因为我是专升本的学生,有些自卑,不太给他们高考本科主动接触,虽然学校那时候是把我们混合在一起上课培养的,据我专科考上其他学校读专升本的同学说,他们学校是分开培养的,没有把专升本学生与本科学生放在一起,也就是插班到大三开始读,换言之,读了两年大三。
虽然心里面觉得放在一起似乎好一些,读大学主要是接触不同的人,或者聪明厉害的同龄人,但事实上对于我来说,没什么效果。可能是我自己太脆弱了?那两年我在教师第一排靠着讲桌的位置度过的,读大学的人都知道,第一排中间一般没人做。大家都做二三四 七八九排。
我记得或许是冬天的一个晚上?吃晚饭的时间,食堂里熙熙攘攘,我在一楼服务台边迎面碰上了一个互相认识,但是彼此都没有说过话接触过的女同学,她很漂亮,有点韩式练习生的风格,但她也是个学渣,经常翘课。她是北京人,从穿着和化妆平日用度的品质来看,显然是富裕家庭出身。
我那时候还感慨,北京人也会去外地读大学吗?
食堂的灯光是昏黄色的,熙熙攘攘,不过说起来也是,我碰到她看着她,两个人第一次打招呼,拿出手机扫码加了微信,周围的熙熙攘攘就消音了。人的耳朵其实是有自动屏蔽的功能的吧我想?
不过不要误会,其实后续也没什么,只是关注了她的ins,经常看她发一些自拍。后续唯一的交集是,毕业前补考,或者是清考吧?她在微信上问我,能不能帮她补习西方经济学。其实很尴尬,由于我常常做第一排,她觉得我是学习很好的人。但其实我对西方经济学并不懂什么,虽然读专科的时候也有西方经济学这门课,但是,其实也都没学什么,即使是此刻,提到经济学,可能只是想到了一个供需曲线?
我推荐她看看曼昆写的经济学教材,其他也没帮上什么?
我对她也没什么特别的感情或者爱意,只是觉得她是那种很特别的人,其实我觉得我也很特别,只不过我比较穷困吧。或者我们都是边缘人群?毕业后我也关注过大概一年她的ins吧,她出国了,妆容变得更加奔放,已经不是我这种土包子欣赏得了的。
生存的压力也已经让我离她那种生活更加遥远。
也只有是那天在熙熙攘攘的食堂,拿起手机扫码加微信算是最接近的时候了吧。
那两年我太麻木了,也不知道是自恨,还是自卑,非常压抑,迟钝的,熬了两年,其实我读本科跟读研究生是很相似的,我指的是熬了几年,拿了文凭的时候如释重负,也许这就是Class局限性吧。

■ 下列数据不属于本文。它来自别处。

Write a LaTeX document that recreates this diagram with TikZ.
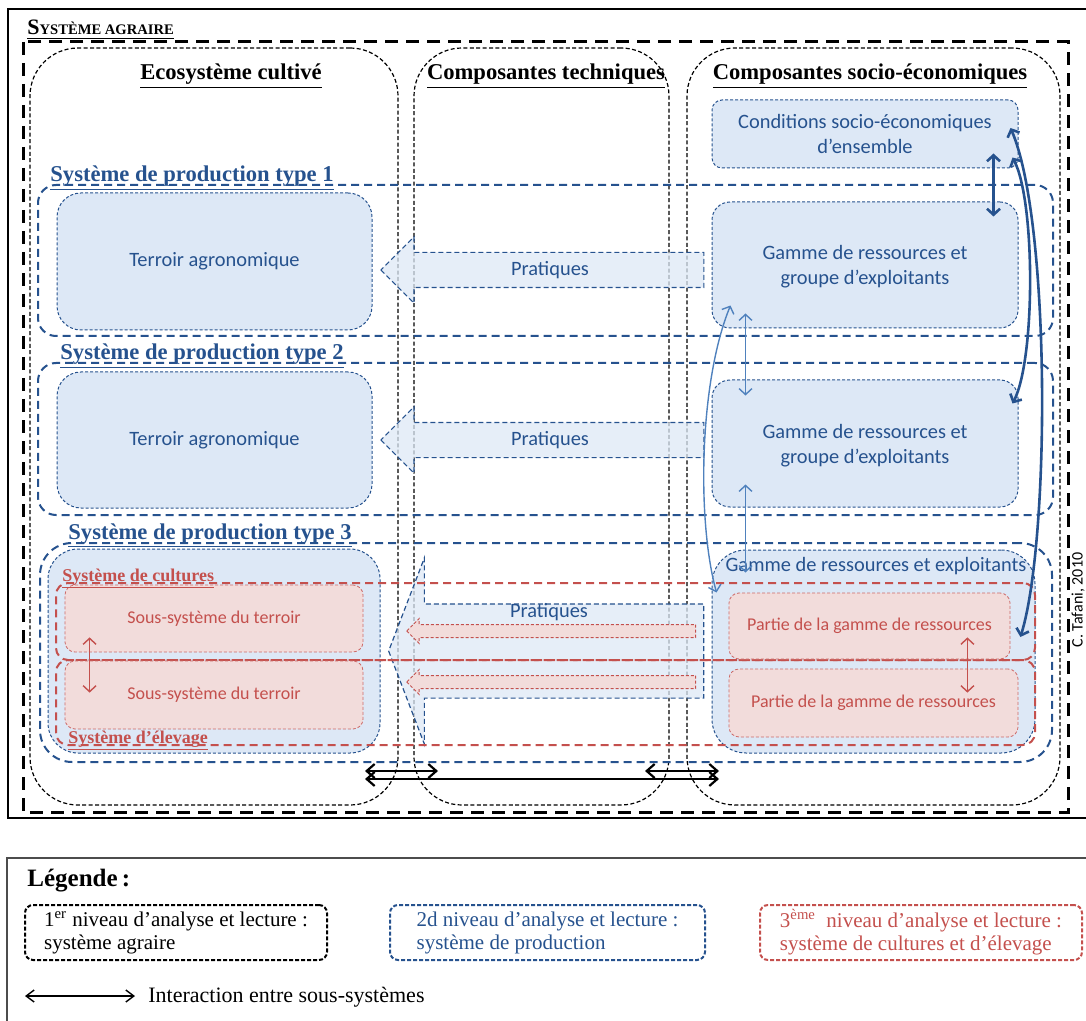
\documentclass[tikz,border=0pt]{standalone}
\usepackage{fontspec}
\setmainfont{Carlito}
\newfontfamily\serifbf{Liberation Serif}
\usepackage{tikz}
\usetikzlibrary{positioning}
\usetikzlibrary{calc,fit,shapes.arrows}
\usetikzlibrary{arrows.meta}
\definecolor{sysblue}{RGB}{38,82,142}
\definecolor{boxfill}{RGB}{221,232,246}
\definecolor{lightlnk}{RGB}{79,129,189}
\definecolor{sysred}{RGB}{196,80,77}
\definecolor{pinkfill}{RGB}{242,220,219}
\tikzstyle{barbs}=[{Straight Barb[length=3pt,width=6.5pt]}-{Straight Barb[length=3pt,width=6.5pt]}]
\tikzset{
  agraire/.style={line width=1.5pt, dash pattern=on 6.5pt off 4pt},
  lvlone/.style={draw=black, line width=0.6pt, dash pattern=on 2pt off 1.2pt, rounded corners=24pt, inner sep=0pt},
  lvltwo/.style={draw=sysblue, line width=1pt, dash pattern=on 4pt off 2.5pt, inner sep=0pt},
  lvlthree/.style={draw=sysred, line width=1pt, dash pattern=on 4pt off 2.5pt, rounded corners=6pt, inner sep=0pt},
  bluebox/.style={draw=sysblue, fill=boxfill, line width=0.5pt, dash pattern=on 1.5pt off 1pt, inner sep=0pt},
  pinkbox/.style={draw=sysred!85, fill=pinkfill, line width=0.4pt, dash pattern=on 1.5pt off 1pt, rounded corners=5pt, inner sep=0pt},
  pratarrow/.style={single arrow, shape border rotate=180, draw=sysblue, fill=boxfill, fill opacity=0.75, line width=0.6pt, dash pattern=on 2.5pt off 1.5pt, inner sep=0pt, anchor=tip},
  redarrow/.style={single arrow, shape border rotate=180, draw=sysred, fill=pinkfill, line width=0.5pt, dash pattern=on 1.5pt off 1pt, inner sep=0pt, anchor=tip, single arrow tip angle=90, text height=3pt, text depth=3pt, single arrow head extend=3pt, minimum width=12pt, minimum height=144.5pt},
  boxtxt/.style={font=\fontsize{10.2}{12.5}\selectfont, text=sysblue, align=center},
  redtxt/.style={font=\fontsize{9}{11}\selectfont, text=sysred},
  header/.style={font=\serifbf\bfseries\fontsize{11.3}{13}\selectfont, anchor=base, inner sep=0pt},
  systitle/.style={font=\serifbf\bfseries\fontsize{11.3}{13}\selectfont, text=sysblue, anchor=base west, inner sep=0pt},
  subtitle/.style={font=\serifbf\bfseries\fontsize{9}{11}\selectfont, text=sysred, anchor=base west, inner sep=0pt},
  darklink/.style={barbs, draw=sysblue, line width=1.3pt},
  lightlink/.style={barbs, draw=lightlnk, line width=0.7pt},
  redlink/.style={barbs, draw=sysred, line width=0.7pt},
  interlink/.style={{Straight Barb[length=4pt,width=7pt]}-{Straight Barb[length=4pt,width=7pt]}, line width=1.1pt},
  legbox/.style={line width=1pt, dash pattern=on 2pt off 1pt, rounded corners=4pt, inner sep=0pt},
  legtxt/.style={font=\serifbf\fontsize{10.5}{11.5}\selectfont, align=left, inner sep=0pt},
}

\begin{document}
\begin{tikzpicture}[x=0.5pt, y=-0.5pt]
\useasboundingbox (0,0) rectangle (1086,1021);

% Outer frames: solid page frame and the agrarian system
\draw[line width=1pt] (1100,9) -| (8,818) -- (1100,818);
\draw[agraire] (23,42) rectangle (1068,812);
\node[anchor=base west, inner sep=0pt, font=\serifbf\bfseries] (agr) at (27,35)
    {\underline{{\fontsize{11}{13}\selectfont S}{\fontsize{7.3}{9}\selectfont YSTÈME AGRAIRE}}};

% First level: the three components
\node[lvlone, fit={(30,48) (398,805)}] (eco) {};
\node[lvlone, fit={(414,48) (669,805)}] (tech) {};
\node[lvlone, fit={(687,48) (1060,805)}] (soc) {};
\node[header] (heco) at (231,80) {\underline{Ecosystème cultivé}};
\node[header] (htech) at (546,80) {\underline{Composantes techniques}};
\node[header] (hsoc) at (870,80) {\underline{Composantes socio-économiques}};

% Second level: production systems
\node[lvltwo, rounded corners=9pt, fit={(38,185) (1053,336)}] (spt1) {};
\node[lvltwo, rounded corners=9pt, fit={(38,363) (1053,515)}] (spt2) {};
\node[lvltwo, rounded corners=16pt, fit={(40,543) (1052,762)}] (spt3) {};

% Blue boxes
\foreach \ya/\yb/\n in {193/330/1, 372/508/2} {
    \node[bluebox, rounded corners=12pt, fit={(57,\ya) (372,\yb)}] (ter\n) {};
    \node[boxtxt] at (ter\n) {Terroir agronomique};
}
\node[bluebox, rounded corners=5pt, fit={(712,100) (1018,168)}] (cond) {};
\node[boxtxt] at (cond) {Conditions socio-économiques\\d’ensemble};
\foreach \ya/\yb/\n in {202/328/1, 380/507/2} {
    \node[bluebox, rounded corners=9pt, fit={(712,\ya) (1018,\yb)}] (gam\n) {};
    \node[boxtxt] at ([yshift=-1pt]gam\n.center) {Gamme de ressources et\\groupe d’exploitants};
}
\node[bluebox, rounded corners=15pt, fit={(48,549) (380,753)}] (terr3) {};
\node[bluebox, rounded corners=17pt, fit={(712,550) (1035,753)}] (gam3) {};
\node[boxtxt, anchor=base] at ([xshift=1.25pt,yshift=-11pt]gam3.north) {Gamme de ressources et exploitants};

% Practices
\foreach \y/\n in {270/1, 440/2} {
    \node[pratarrow, minimum width=32.5pt, minimum height=161.5pt, text height=8.5pt, text depth=8.5pt,
          single arrow head extend=7.75pt, single arrow tip angle=90] (prat\n) at (380,\y) {};
    \node[boxtxt] at (550,\y) {Pratiques};
}
\node[pratarrow, minimum width=92.5pt, minimum height=157.5pt, text height=23.25pt, text depth=23.25pt,
      single arrow head extend=23pt, single arrow tip angle=138] (prat3) at (388,651) {};
\node[boxtxt] at (549,612) {Pratiques};

% Third level: cropping and livestock systems
\node[lvlthree, fit={(56,583) (1035,660)}] (cult) {};
\node[lvlthree, fit={(56,660) (1035,745)}] (elev) {};
\node[pinkbox, fit={(65,585) (363,652)}] (sous1) {};
\node[pinkbox, fit={(65,661) (363,729)}] (sous2) {};
\node[pinkbox, fit={(729,593) (1010,659)}] (part1) {};
\node[pinkbox, fit={(729,669) (1018,737)}] (part2) {};
\foreach \n in {1,2} {
    \node[redtxt] at (sous\n) {Sous-système du terroir};
    \node[redtxt] at (part\n) {Partie de la gamme de ressources};
}
\node[redarrow] (rarr1) at (406,631) {};
\node[redarrow] (rarr2) at (406,682) {};

% Titles of the systems
\node[systitle] (lspt1) at (50,182) {\underline{Système de production type 1}};
\node[systitle] (lspt2) at (60,360) {\underline{Système de production type 2}};
\node[systitle] (lspt3) at (68,539) {\underline{Système de production type 3}};
\node[subtitle] (lcult) at (62,581) {\underline{Système de cultures}};
\node[subtitle] (lelev) at (68,743) {\underline{Système d’élevage}};

% Interactions
\draw[darklink] ([xshift=-12.5pt,yshift=7.5pt]cond.south east) -- ([xshift=-12.5pt,yshift=-7.5pt]gam1.north east);
\draw[darklink] ([xshift=-4pt,yshift=3pt]cond.east)
    .. controls +(40,92) and +(30,-97) .. ([xshift=5pt,yshift=-5.5pt]part1.east);
\draw[darklink] ([xshift=-3pt,yshift=5.5pt]cond.south east)
    .. controls +(23,43) and +(23,-44) .. ([xshift=-3pt,yshift=-12pt]gam2.north east);
\draw[lightlink] ([xshift=17pt,yshift=7.5pt]gam1.south west) -- ([xshift=17pt,yshift=-8pt]gam2.north west);
\draw[lightlink] ([xshift=17pt,yshift=11.5pt]gam2.south west) -- ([xshift=17pt,yshift=-11.5pt]gam3.north west);
\draw[lightlink] ([xshift=9.5pt,yshift=11.5pt]gam1.south west)
    .. controls +(-31,75) and +(-20,-73) .. ([xshift=2.5pt,yshift=-21.5pt]gam3.north west);
\draw[redlink] ([xshift=12.5pt,yshift=7.5pt]sous1.south west) -- ([xshift=12.5pt,yshift=-16pt]sous2.north west);
\draw[redlink] ([xshift=-21.5pt,yshift=11pt]part1.south east) -- ([xshift=-25.5pt,yshift=-12pt]part2.north east);

\coordinate (ia1) at (365,771); \coordinate (ib1) at (438,771);
\coordinate (ia2) at (645,771); \coordinate (ib2) at (719,771);
\coordinate (ia3) at (365,779); \coordinate (ib3) at (719,779);
\draw[interlink] (ia1) -- (ib1);
\draw[interlink] (ia2) -- (ib2);
\draw[interlink] (ia3) -- (ib3);

\node[rotate=90, anchor=base, inner sep=0pt, font=\fontsize{8}{10}\selectfont] (credit) at (1082.5,600) {C. Tafani, 2010};

% Legend
\draw[gray!60!black, line width=1pt] (1100,858) -| (7,1030);
\node[anchor=base west, inner sep=0pt, font=\serifbf\bfseries\fontsize{12.5}{14}\selectfont] (leg) at (27,886) {Légende\,:};
\foreach \xa/\xb/\col/\nm in {25/327/black/lgone, 390/705/sysblue/lgtwo, 760/1082/sysred/lgthree} {
    \node[legbox, draw=\col, fit={(\xa,905) (\xb,960)}] (\nm) {};
}
\node[legtxt] at (lgone) {1\textsuperscript{er} niveau d’analyse et lecture :\\système agraire};
\node[legtxt, text=sysblue] at (lgtwo) {2d niveau d’analyse et lecture :\\système de production};
\node[legtxt, text=sysred] at (lgthree) {3\textsuperscript{ème}\ \ niveau d’analyse et lecture :\\système de cultures et d’élevage};
\coordinate (legA) at (25,996); \coordinate (legB) at (135,996);
\draw[{Straight Barb[length=4pt,width=6pt]}-{Straight Barb[length=4pt,width=6pt]}, line width=0.7pt] (legA) -- (legB);
\node[anchor=base west, inner sep=0pt, font=\serifbf\fontsize{11}{13}\selectfont] (legint) at (148,1002) {Interaction entre sous-systèmes};

\end{tikzpicture}
\end{document}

只不过读研室友很好,一直待宿舍的,反而没怎么待图书馆。
现在我变得很胖,程序员加班很普遍,生活方式很难健康,我指的是像我这样的码农,住的远,通勤长,常常加班,以至于没有生活方式可言,长期吃外卖,身材日渐走形,头发也不再浓密,发际线变高。
这就是我的人生吗?我为自己感到悲哀,也为像我这样的人群的命运感到悲哀。
当然,只是悲哀显得很没有力量。
我觉得人活着,还是要努力的与生活战斗,而非去适应某种似似而非的生活。
尽管我这么想,也许只是因为我条件太低,起码算是忠于自己吧。